Found In Music director Dr. Jones, who has worked with Olympic teams, the NHS, governmental bodies and major brands and corporations around the world, has been prescribing music for personal and business health for over 20 years. She has also been nominated for a prestigious 2019 Great British Entrepreneur Award for her work.
She says: “People need to know that consuming a little music each day, at home and/or at work can improve their life. This isn’t a fantasy, it’s fact. Thanks to scientific research we know music triggers important feel good brain chemicals. When the music is also linked to memories from youth the effects are even greater, especially for those living with dementia.

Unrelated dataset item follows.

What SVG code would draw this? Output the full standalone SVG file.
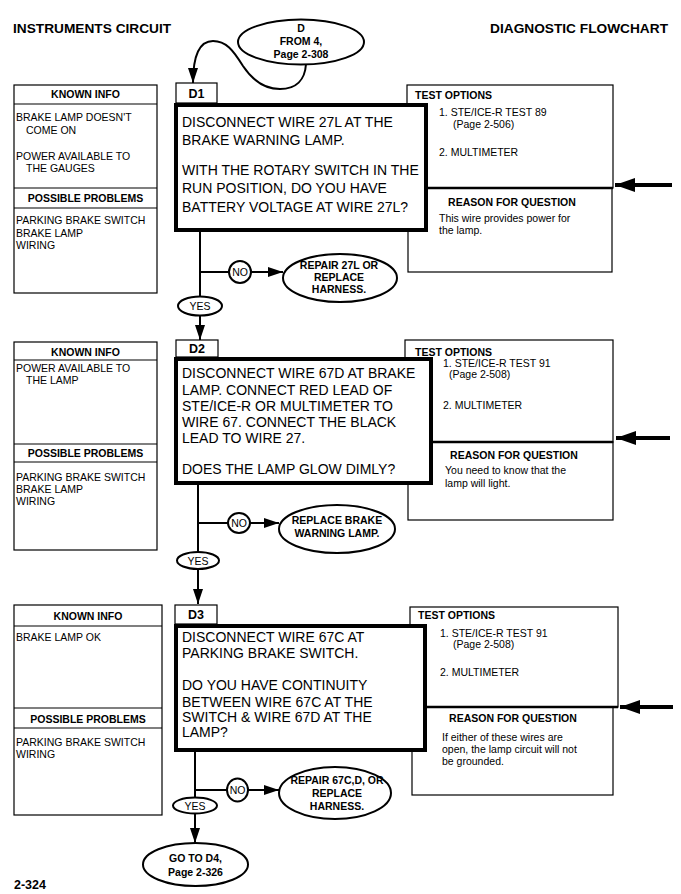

“My study of neuroscience and music began in the early 1990s and I’ve been prescribing it ever since. There has been decades of scientific research identifying the neuro-chemical responses that occur when the brain is presented with music and my book expands on this.
“Humans love music and should listen to more of it. It’s always been this way- the oldest instrument found to date is a 40,000 year old flute! We should all sing, dance and socialise more. And learn an instrument- even the most basic of musical ability can help keep the brain healthy.”
While writing the book, Dr. Jones also came up with the concept of a Music At Work Week Campaign. She is calling on captains of industry and businesses around the world to back the drive, aimed at encouraging employees to listen to music in the workplace to improve health- and productivity.
Work-related stress and anxiety issues cost the economy billions of pounds each year:
Over 15 million working days are lost in the UK each year due to health problems which are predominantly brought on by workload.
Work now bleeds outside of the traditional 9to5 working day and for many consumes almost every waking moment via smartphone technology. Employees feel overwhelmed and overloaded and under constant pressure.
Increasingly, the stress also means workers have sleeping difficulties. Sleep deprivation costs the UK economy £40bn per year due to its effect on focus, productivity and physical/mental health.
It is almost impossible for many employees to keep up with workload because open plan offices and constant interruptions make it increasingly difficult to focus.
Singer Louise Redknapp, currently starring in musical 9to5, has backed Dr. Jones’s findings in the book and her campaign, saying: “Music has such power to heal and  improve our wellbeing, both physical and mental. Modern working patterns are far from 9to5 and most people are constantly on the go.
“I back the Music At Work Week wholeheartedly. It’s a great idea to allow employees to listen to music in the workplace. Ultimately, it will benefit both the workers and their bosses.”
November 29th 2019 also marks the 39th anniversary of ‘9 to 5’- Dolly Parton’s Grammy award-winning critique of working life, since the subject of a hit Broadway and current West End musical.